- Interactive map of Central City
- Coordinates: 40°45′33″N 111°52′42″W﻿ / ﻿40.759131°N 111.878467°W
- Country: United States
- State: Utah
- City: Salt Lake City

Area
- • Total: 1.00 sq mi (2.6 km^{2})

Population (2020)
- • Total: 10,932
- • Density: 10,900/sq mi (4,220/km^{2})

Ethnicity (2020)
- • White: 66.5%
- • Hispanic: 17.7%
- • Asian: 8.5%
- • Black: 4.7%
- • Native American: 1.4%
- • Pacific Islander: 0.9%
- • Two or more: 4.7%

Economics
- • Median income: $46,790
- ZIP Codes: 84102, 84111
- Area code: 801, 385

= Central City, Salt Lake City =

Central City is a core neighborhood of Salt Lake City, Utah. It serves as a bridge between downtown Salt Lake City and lower density residential neighborhoods on its east side. The neighborhood has seen an immense amount of redevelopment in recent years.

== Geography ==
The neighborhood includes the area east of downtown. It is bounded by South Temple Street, 700 E, 900 S, and 200 E.. The neighborhood is directly north of Liberty Park.

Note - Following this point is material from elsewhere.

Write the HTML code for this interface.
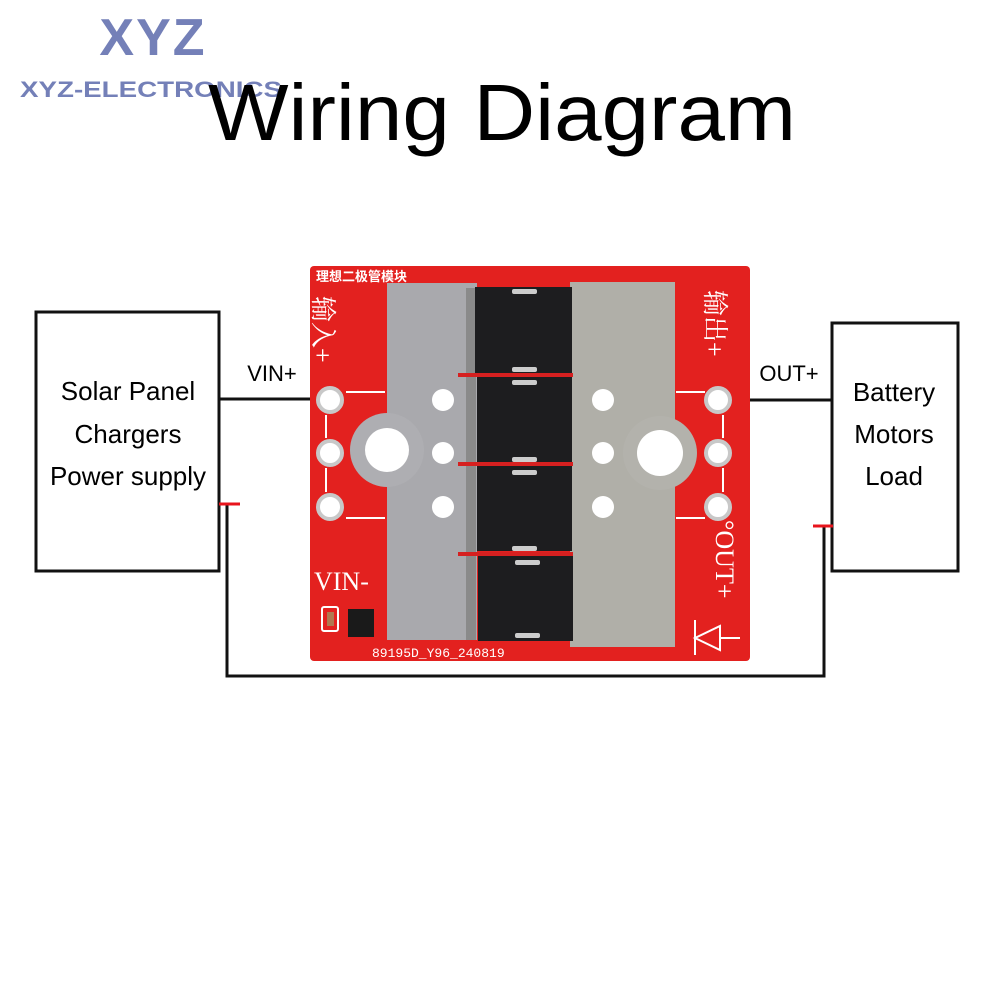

To the North is The Avenues, to the East is East Central, to the South is Liberty Wells, and to the West is Downtown

== History ==
The Salt Lake Valley was used as seasonal hunting grounds by the Northwestern Shoshone, the Ute, and the Goshute peoples for thousands of years prior to 1846.

Due to the neighborhood's proximity to Salt Lake's Temple Square, the neighborhood was settled not long after the Mormon Pioneers Arrived.

St. Mark's Cathedral, the primary cathedral of the Episcopal Diocese of Utah was constructed in the northwest of the neighborhood between 1870 and 1903.

The neighborhood, like many others in Salt Lake City, was built around the Streetcar. The city's main streetcar depot was built in the neighborhood in 1908. When streetcar systems were replaced nationwide, the depot sat unused for decades. In 1972, the depots were converted to a shopping center, dubbed Trolley Square. The block also houses a historic 97-foot tall water tower, which was also preserved and has become a landmark in the city.

The neighborhood has attracted an immense amount of Transit-Oriented Development due to the TRAX Red Line and various other urban amenities and popular destinations such as Trolley Square, Liberty Park, the Salt Lake City Library, and the University of Utah.

== Education ==
The neighborhood is home to the Salt Lake City School District's main offices. While the neighborhood has no public schools, many schools are nearby. Bennion Elementary, Liberty Elementary, Bryant Middle, and East High are all within four city blocks.

== Transportation ==
The UTA's TRAX Red Line runs through the neighborhood in the median of 400 South with 15-minute frequencies.

200 S has a dedicated Bus Lane either way through the neighborhood with stops reminiscent of other BRT lines UTA operates.

The neighborhood has an extensive network of dedicated bike infrastructure including the 9 Line Trail on the South side 900 S, which runs from its ends at Redwood Road and the 9th and 9th Neighborhood.